» Task statement
Find the line containing "Write the matplotlib code for this chart.", then return it and every line after it through the end of the records, exactly. Leave out pictures.

[start]

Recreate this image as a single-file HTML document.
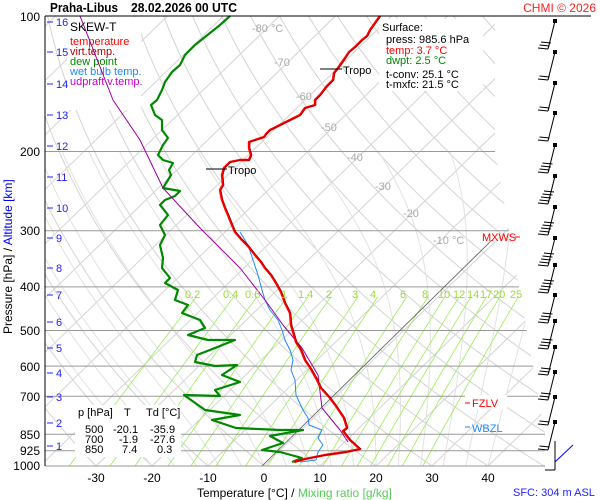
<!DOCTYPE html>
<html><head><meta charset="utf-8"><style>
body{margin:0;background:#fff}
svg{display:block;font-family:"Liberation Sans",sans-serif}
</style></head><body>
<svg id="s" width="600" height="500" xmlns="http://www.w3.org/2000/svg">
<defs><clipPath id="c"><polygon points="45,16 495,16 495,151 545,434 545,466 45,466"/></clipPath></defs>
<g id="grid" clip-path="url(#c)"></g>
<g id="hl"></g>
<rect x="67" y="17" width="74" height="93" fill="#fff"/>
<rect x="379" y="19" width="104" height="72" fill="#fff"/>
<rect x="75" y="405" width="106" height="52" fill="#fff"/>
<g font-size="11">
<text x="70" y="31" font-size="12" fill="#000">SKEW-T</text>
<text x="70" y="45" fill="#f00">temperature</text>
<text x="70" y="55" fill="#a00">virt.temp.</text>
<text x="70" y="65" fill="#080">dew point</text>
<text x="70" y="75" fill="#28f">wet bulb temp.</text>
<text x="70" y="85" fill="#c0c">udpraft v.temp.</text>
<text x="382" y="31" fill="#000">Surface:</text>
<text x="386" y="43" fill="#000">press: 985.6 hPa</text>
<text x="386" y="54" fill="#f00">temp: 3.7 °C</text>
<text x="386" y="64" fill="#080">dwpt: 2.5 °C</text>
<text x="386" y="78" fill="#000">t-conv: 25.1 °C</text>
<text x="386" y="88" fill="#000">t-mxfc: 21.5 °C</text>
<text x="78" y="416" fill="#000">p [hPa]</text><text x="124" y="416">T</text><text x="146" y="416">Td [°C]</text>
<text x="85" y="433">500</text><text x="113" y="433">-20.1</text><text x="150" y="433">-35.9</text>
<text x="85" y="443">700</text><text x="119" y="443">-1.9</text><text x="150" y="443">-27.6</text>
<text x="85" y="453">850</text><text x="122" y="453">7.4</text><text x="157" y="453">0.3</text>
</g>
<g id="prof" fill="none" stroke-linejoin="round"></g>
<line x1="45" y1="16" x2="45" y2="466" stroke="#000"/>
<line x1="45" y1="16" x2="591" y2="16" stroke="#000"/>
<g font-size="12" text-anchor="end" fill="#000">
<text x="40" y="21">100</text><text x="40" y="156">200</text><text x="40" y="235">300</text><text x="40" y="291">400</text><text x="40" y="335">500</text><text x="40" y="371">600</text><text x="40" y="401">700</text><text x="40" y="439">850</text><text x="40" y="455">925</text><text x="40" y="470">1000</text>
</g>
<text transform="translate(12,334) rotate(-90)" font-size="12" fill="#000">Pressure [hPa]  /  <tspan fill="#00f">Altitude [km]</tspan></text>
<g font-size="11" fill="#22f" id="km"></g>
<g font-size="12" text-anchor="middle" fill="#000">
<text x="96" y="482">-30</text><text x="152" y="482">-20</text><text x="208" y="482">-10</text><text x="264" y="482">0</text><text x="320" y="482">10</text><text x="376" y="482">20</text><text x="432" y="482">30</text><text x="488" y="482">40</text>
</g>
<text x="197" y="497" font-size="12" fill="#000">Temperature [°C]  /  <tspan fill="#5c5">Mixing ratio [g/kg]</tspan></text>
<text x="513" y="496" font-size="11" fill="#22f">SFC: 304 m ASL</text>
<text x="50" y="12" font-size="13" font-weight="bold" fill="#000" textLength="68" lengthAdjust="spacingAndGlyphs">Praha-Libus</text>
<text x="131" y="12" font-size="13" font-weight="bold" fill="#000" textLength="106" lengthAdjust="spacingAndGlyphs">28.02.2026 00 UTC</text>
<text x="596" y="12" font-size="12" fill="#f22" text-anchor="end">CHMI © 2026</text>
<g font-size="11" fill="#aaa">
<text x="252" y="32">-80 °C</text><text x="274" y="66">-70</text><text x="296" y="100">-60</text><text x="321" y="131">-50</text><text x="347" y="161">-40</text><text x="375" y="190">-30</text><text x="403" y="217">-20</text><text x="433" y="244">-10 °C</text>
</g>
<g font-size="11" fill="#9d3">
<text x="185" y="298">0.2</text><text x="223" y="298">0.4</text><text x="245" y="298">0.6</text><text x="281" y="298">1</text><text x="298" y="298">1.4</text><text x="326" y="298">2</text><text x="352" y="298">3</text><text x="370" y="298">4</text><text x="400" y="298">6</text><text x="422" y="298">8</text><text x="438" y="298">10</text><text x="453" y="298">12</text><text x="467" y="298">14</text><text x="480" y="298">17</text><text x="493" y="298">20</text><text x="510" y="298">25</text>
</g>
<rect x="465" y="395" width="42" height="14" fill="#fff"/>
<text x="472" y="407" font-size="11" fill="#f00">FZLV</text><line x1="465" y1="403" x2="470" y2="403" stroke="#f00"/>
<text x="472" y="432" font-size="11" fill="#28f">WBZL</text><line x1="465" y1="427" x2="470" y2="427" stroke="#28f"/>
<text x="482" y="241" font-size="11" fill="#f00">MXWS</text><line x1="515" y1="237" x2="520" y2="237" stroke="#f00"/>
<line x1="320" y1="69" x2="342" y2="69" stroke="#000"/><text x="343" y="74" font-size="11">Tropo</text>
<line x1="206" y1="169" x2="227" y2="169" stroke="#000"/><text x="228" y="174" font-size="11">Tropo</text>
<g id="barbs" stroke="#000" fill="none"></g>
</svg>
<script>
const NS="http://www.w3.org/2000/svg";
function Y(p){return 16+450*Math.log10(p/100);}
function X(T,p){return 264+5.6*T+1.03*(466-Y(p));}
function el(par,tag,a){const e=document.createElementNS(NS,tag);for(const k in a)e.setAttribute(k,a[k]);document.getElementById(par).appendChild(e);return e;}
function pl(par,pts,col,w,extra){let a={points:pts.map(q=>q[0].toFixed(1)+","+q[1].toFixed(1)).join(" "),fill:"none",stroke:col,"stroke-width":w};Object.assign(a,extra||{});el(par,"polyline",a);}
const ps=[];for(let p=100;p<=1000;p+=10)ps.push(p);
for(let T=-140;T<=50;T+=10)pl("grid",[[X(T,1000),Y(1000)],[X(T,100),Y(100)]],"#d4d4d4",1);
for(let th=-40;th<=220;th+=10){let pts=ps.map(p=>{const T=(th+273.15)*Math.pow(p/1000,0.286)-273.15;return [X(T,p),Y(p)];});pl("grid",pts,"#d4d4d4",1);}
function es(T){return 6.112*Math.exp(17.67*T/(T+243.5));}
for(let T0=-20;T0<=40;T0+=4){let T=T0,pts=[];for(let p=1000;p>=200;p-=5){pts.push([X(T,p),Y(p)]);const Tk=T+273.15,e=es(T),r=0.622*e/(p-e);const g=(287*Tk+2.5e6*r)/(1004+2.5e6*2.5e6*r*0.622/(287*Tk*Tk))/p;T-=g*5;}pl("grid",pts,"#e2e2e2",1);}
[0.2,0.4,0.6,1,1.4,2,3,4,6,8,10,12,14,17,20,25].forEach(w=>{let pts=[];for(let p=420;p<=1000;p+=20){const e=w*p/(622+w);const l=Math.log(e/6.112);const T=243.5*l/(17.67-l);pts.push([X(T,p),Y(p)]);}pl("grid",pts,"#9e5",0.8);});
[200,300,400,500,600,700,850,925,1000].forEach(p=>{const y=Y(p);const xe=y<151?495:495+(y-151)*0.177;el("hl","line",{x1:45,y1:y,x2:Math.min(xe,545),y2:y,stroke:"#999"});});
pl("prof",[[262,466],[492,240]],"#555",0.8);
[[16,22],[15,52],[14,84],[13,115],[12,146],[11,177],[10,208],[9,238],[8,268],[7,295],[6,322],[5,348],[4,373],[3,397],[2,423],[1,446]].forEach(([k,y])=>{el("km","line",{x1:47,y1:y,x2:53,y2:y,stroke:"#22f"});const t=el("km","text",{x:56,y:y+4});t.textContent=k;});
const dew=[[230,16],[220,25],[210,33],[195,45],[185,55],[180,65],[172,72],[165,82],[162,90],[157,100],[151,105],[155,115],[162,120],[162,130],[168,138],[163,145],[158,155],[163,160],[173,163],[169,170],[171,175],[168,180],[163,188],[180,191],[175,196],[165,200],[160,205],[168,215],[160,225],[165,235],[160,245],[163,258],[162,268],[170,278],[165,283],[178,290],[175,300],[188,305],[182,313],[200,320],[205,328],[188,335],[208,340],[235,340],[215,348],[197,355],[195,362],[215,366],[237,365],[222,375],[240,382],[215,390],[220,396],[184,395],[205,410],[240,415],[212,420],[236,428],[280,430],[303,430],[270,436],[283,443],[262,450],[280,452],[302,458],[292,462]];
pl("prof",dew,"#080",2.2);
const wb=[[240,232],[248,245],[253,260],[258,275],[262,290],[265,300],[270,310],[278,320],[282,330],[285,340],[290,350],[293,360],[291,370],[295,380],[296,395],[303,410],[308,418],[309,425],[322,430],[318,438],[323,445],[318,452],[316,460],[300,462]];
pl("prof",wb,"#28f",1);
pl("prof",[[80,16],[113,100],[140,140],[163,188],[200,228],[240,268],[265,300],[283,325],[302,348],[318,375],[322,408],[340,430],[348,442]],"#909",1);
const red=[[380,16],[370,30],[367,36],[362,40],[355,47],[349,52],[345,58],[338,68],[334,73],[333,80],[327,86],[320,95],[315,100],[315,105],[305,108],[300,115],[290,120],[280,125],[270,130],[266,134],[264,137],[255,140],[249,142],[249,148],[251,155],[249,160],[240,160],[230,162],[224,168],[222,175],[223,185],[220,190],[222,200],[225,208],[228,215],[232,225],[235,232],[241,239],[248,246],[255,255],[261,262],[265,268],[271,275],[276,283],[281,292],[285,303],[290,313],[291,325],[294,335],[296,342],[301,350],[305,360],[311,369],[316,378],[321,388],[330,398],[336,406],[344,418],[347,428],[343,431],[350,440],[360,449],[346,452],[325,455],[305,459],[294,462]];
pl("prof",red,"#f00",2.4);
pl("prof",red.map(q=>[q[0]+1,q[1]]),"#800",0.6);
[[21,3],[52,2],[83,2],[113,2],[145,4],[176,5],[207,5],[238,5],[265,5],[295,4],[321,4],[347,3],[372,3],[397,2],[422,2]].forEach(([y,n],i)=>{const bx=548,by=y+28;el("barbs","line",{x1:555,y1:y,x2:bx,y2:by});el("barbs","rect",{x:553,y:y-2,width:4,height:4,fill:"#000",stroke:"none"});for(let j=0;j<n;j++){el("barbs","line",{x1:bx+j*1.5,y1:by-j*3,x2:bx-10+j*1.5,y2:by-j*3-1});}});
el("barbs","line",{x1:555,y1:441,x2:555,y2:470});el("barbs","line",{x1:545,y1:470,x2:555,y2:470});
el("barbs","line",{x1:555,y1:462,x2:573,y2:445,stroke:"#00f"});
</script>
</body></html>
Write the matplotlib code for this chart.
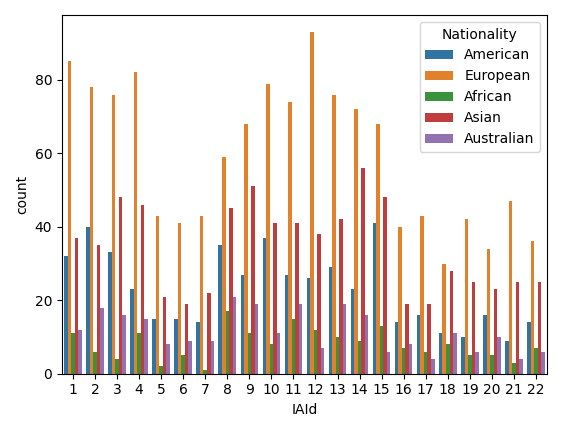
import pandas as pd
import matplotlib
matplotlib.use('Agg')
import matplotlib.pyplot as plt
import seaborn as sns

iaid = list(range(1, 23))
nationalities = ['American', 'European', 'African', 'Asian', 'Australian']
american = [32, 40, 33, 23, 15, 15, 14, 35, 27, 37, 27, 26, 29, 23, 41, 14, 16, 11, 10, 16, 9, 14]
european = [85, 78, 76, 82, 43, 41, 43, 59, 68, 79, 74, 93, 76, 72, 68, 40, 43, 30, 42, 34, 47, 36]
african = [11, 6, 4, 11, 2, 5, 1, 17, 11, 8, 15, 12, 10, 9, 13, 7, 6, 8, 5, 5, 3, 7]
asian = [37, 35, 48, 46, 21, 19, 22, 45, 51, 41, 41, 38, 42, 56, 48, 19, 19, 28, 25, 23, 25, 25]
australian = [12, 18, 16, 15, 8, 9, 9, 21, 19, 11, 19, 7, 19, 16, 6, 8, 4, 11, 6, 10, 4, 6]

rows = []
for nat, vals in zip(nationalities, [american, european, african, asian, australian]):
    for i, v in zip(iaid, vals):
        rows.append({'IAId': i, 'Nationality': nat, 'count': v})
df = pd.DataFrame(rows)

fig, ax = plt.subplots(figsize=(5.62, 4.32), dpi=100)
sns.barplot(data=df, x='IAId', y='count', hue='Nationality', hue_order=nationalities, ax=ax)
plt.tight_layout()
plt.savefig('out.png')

[end]

» Task answer
Write the matplotlib code for this chart.
import pandas as pd
import matplotlib
matplotlib.use('Agg')
import matplotlib.pyplot as plt
import seaborn as sns

iaid = list(range(1, 23))
nationalities = ['American', 'European', 'African', 'Asian', 'Australian']
american = [32, 40, 33, 23, 15, 15, 14, 35, 27, 37, 27, 26, 29, 23, 41, 14, 16, 11, 10, 16, 9, 14]
european = [85, 78, 76, 82, 43, 41, 43, 59, 68, 79, 74, 93, 76, 72, 68, 40, 43, 30, 42, 34, 47, 36]
african = [11, 6, 4, 11, 2, 5, 1, 17, 11, 8, 15, 12, 10, 9, 13, 7, 6, 8, 5, 5, 3, 7]
asian = [37, 35, 48, 46, 21, 19, 22, 45, 51, 41, 41, 38, 42, 56, 48, 19, 19, 28, 25, 23, 25, 25]
australian = [12, 18, 16, 15, 8, 9, 9, 21, 19, 11, 19, 7, 19, 16, 6, 8, 4, 11, 6, 10, 4, 6]

rows = []
for nat, vals in zip(nationalities, [american, european, african, asian, australian]):
    for i, v in zip(iaid, vals):
        rows.append({'IAId': i, 'Nationality': nat, 'count': v})
df = pd.DataFrame(rows)

fig, ax = plt.subplots(figsize=(5.62, 4.32), dpi=100)
sns.barplot(data=df, x='IAId', y='count', hue='Nationality', hue_order=nationalities, ax=ax)
plt.tight_layout()
plt.savefig('out.png')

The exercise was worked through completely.